━━━━━ Recorded information

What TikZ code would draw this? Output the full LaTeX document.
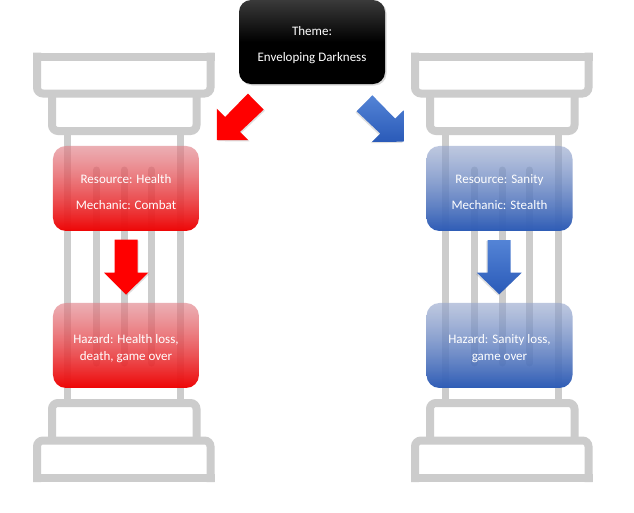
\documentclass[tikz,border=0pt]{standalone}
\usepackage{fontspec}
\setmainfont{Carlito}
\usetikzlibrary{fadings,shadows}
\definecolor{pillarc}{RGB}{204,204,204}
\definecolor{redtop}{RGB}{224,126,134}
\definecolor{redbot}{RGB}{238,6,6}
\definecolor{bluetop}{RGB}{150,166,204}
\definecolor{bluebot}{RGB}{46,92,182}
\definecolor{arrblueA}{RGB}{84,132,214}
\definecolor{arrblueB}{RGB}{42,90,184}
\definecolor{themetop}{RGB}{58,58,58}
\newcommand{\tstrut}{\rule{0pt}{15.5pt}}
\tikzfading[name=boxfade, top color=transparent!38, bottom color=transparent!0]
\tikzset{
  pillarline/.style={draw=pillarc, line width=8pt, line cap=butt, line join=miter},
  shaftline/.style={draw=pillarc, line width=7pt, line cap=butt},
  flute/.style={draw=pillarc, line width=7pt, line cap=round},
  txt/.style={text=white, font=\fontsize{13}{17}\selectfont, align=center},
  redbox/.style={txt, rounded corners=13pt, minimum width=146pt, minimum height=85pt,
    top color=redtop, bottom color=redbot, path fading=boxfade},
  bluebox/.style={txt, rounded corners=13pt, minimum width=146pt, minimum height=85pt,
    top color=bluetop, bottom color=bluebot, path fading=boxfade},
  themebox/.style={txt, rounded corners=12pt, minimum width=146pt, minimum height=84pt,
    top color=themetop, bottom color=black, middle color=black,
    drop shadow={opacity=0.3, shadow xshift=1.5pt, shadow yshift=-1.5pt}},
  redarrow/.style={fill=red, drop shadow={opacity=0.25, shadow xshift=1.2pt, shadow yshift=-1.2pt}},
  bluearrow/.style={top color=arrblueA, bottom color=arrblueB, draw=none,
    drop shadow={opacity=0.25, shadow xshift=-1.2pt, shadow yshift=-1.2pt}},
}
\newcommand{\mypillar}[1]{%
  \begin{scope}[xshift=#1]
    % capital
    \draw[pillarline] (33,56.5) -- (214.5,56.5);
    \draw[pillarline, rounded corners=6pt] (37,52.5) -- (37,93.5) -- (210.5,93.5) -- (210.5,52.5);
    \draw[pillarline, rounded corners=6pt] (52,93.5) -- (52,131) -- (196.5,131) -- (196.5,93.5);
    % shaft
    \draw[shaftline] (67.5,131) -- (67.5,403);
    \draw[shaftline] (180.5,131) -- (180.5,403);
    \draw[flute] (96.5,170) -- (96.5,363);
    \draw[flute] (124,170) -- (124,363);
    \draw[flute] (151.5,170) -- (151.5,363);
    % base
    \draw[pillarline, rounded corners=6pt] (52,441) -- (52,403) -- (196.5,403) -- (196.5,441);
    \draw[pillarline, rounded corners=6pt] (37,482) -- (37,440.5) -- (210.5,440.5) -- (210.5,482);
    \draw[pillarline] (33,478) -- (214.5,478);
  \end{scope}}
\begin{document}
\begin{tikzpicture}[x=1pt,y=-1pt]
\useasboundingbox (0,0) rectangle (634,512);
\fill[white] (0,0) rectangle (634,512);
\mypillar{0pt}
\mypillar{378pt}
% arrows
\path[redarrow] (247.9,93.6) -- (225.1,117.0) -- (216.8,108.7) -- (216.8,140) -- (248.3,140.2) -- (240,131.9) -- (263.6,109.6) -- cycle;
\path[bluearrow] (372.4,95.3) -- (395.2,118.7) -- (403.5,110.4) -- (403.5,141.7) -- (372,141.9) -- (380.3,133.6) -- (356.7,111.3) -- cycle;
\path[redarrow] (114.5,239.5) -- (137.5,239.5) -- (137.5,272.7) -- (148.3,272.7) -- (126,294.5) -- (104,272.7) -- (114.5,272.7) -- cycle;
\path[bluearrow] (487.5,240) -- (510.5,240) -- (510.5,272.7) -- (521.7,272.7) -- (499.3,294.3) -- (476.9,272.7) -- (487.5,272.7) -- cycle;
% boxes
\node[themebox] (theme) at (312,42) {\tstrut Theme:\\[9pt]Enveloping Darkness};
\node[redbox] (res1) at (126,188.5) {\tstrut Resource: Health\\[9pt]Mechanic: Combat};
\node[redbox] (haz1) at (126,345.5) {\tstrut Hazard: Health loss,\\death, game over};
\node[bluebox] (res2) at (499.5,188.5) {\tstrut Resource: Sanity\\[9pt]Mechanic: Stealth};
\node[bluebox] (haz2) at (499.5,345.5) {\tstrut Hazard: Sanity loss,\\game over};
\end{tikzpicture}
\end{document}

━━━━━━━━━━

Set down the material above as is, without any pictures.

What TikZ code would draw this? Output the full LaTeX document.
\documentclass[tikz,border=0pt]{standalone}
\usepackage{fontspec}
\setmainfont{Carlito}
\usetikzlibrary{fadings,shadows}
\definecolor{pillarc}{RGB}{204,204,204}
\definecolor{redtop}{RGB}{224,126,134}
\definecolor{redbot}{RGB}{238,6,6}
\definecolor{bluetop}{RGB}{150,166,204}
\definecolor{bluebot}{RGB}{46,92,182}
\definecolor{arrblueA}{RGB}{84,132,214}
\definecolor{arrblueB}{RGB}{42,90,184}
\definecolor{themetop}{RGB}{58,58,58}
\newcommand{\tstrut}{\rule{0pt}{15.5pt}}
\tikzfading[name=boxfade, top color=transparent!38, bottom color=transparent!0]
\tikzset{
  pillarline/.style={draw=pillarc, line width=8pt, line cap=butt, line join=miter},
  shaftline/.style={draw=pillarc, line width=7pt, line cap=butt},
  flute/.style={draw=pillarc, line width=7pt, line cap=round},
  txt/.style={text=white, font=\fontsize{13}{17}\selectfont, align=center},
  redbox/.style={txt, rounded corners=13pt, minimum width=146pt, minimum height=85pt,
    top color=redtop, bottom color=redbot, path fading=boxfade},
  bluebox/.style={txt, rounded corners=13pt, minimum width=146pt, minimum height=85pt,
    top color=bluetop, bottom color=bluebot, path fading=boxfade},
  themebox/.style={txt, rounded corners=12pt, minimum width=146pt, minimum height=84pt,
    top color=themetop, bottom color=black, middle color=black,
    drop shadow={opacity=0.3, shadow xshift=1.5pt, shadow yshift=-1.5pt}},
  redarrow/.style={fill=red, drop shadow={opacity=0.25, shadow xshift=1.2pt, shadow yshift=-1.2pt}},
  bluearrow/.style={top color=arrblueA, bottom color=arrblueB, draw=none,
    drop shadow={opacity=0.25, shadow xshift=-1.2pt, shadow yshift=-1.2pt}},
}
\newcommand{\mypillar}[1]{%
  \begin{scope}[xshift=#1]
    % capital
    \draw[pillarline] (33,56.5) -- (214.5,56.5);
    \draw[pillarline, rounded corners=6pt] (37,52.5) -- (37,93.5) -- (210.5,93.5) -- (210.5,52.5);
    \draw[pillarline, rounded corners=6pt] (52,93.5) -- (52,131) -- (196.5,131) -- (196.5,93.5);
    % shaft
    \draw[shaftline] (67.5,131) -- (67.5,403);
    \draw[shaftline] (180.5,131) -- (180.5,403);
    \draw[flute] (96.5,170) -- (96.5,363);
    \draw[flute] (124,170) -- (124,363);
    \draw[flute] (151.5,170) -- (151.5,363);
    % base
    \draw[pillarline, rounded corners=6pt] (52,441) -- (52,403) -- (196.5,403) -- (196.5,441);
    \draw[pillarline, rounded corners=6pt] (37,482) -- (37,440.5) -- (210.5,440.5) -- (210.5,482);
    \draw[pillarline] (33,478) -- (214.5,478);
  \end{scope}}
\begin{document}
\begin{tikzpicture}[x=1pt,y=-1pt]
\useasboundingbox (0,0) rectangle (634,512);
\fill[white] (0,0) rectangle (634,512);
\mypillar{0pt}
\mypillar{378pt}
% arrows
\path[redarrow] (247.9,93.6) -- (225.1,117.0) -- (216.8,108.7) -- (216.8,140) -- (248.3,140.2) -- (240,131.9) -- (263.6,109.6) -- cycle;
\path[bluearrow] (372.4,95.3) -- (395.2,118.7) -- (403.5,110.4) -- (403.5,141.7) -- (372,141.9) -- (380.3,133.6) -- (356.7,111.3) -- cycle;
\path[redarrow] (114.5,239.5) -- (137.5,239.5) -- (137.5,272.7) -- (148.3,272.7) -- (126,294.5) -- (104,272.7) -- (114.5,272.7) -- cycle;
\path[bluearrow] (487.5,240) -- (510.5,240) -- (510.5,272.7) -- (521.7,272.7) -- (499.3,294.3) -- (476.9,272.7) -- (487.5,272.7) -- cycle;
% boxes
\node[themebox] (theme) at (312,42) {\tstrut Theme:\\[9pt]Enveloping Darkness};
\node[redbox] (res1) at (126,188.5) {\tstrut Resource: Health\\[9pt]Mechanic: Combat};
\node[redbox] (haz1) at (126,345.5) {\tstrut Hazard: Health loss,\\death, game over};
\node[bluebox] (res2) at (499.5,188.5) {\tstrut Resource: Sanity\\[9pt]Mechanic: Stealth};
\node[bluebox] (haz2) at (499.5,345.5) {\tstrut Hazard: Sanity loss,\\game over};
\end{tikzpicture}
\end{document}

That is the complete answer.